The most time consuming function is the ray_color in both single and multithreaded release builds
The most time consuming function is rand_chacha::guts::refill_wide in single and multi threaded debug builds
The multithreaded (release) has 30% miss rate vs 0.3% on the single threaded version (this tells me there is some false sharing somewhere but not sure where or how to detect it)
The multithreaded (debug) has the same low (0.3%) miss rate as the single threaded version.
Playing with the chunk size did not change the issue thus leading to the conclusion that all threads are mostly saturated at all times and the workload is balanced.
I suspected that the random number generation could cause cache coherency issues as mentioned in this video but I am using the thread_local! macro which is supposed to alleviate this issue. Any help is appreciated. The code can be found here.

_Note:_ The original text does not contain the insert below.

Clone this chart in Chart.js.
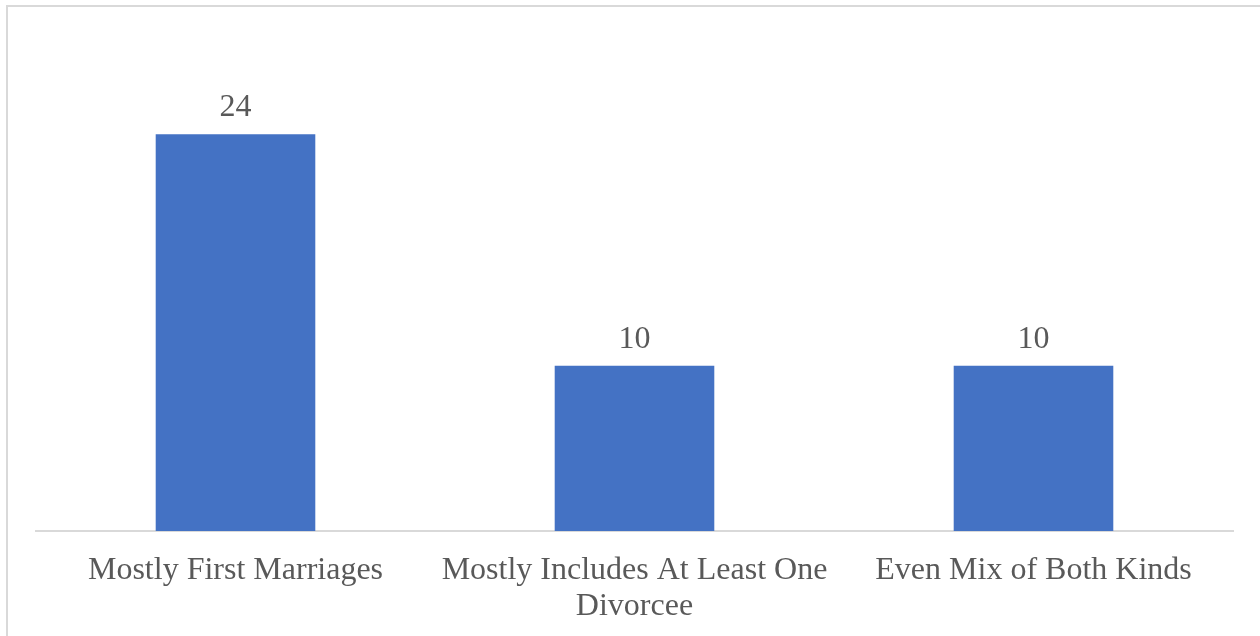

I would suggest trying out using rayon instead of a custom thread pool. rayon is the de-facto standard library for efficiently executing parallel compute code in Rust. It
Implements work-stealing, which can improve performance by reducing the overall scheduling overhead (no communication is necessary until some thread finds that it has nothing to do) and reducing the need to pre-define data chunk sizes (because tasks are dynamically split when there are too few to occupy the thread pool).
Allows the parallel tasks to borrow input data, so you don't have to clone it for each task.
Thanks I will look into that. I am mostly doing it manually for learning purposes. So figuring out what the issue is would be a valuable lesson
Edit: Doing a quick Rayon test I get the same speedup of around 5x which suggests that there is something in the task itself that is the bottleneck rather than the Thread-pool implementation.
My experience with Rayon as well as with custom thread pools is that if jobs are small and you have more workers running than available jobs, for those periods of time, all the workers in contention with each other (for example, all workers listening to the same channel and other things) can also burn some noticeable extra cpu power. With that said, Rayon has fixed or improved several many such cases during its accumulated history.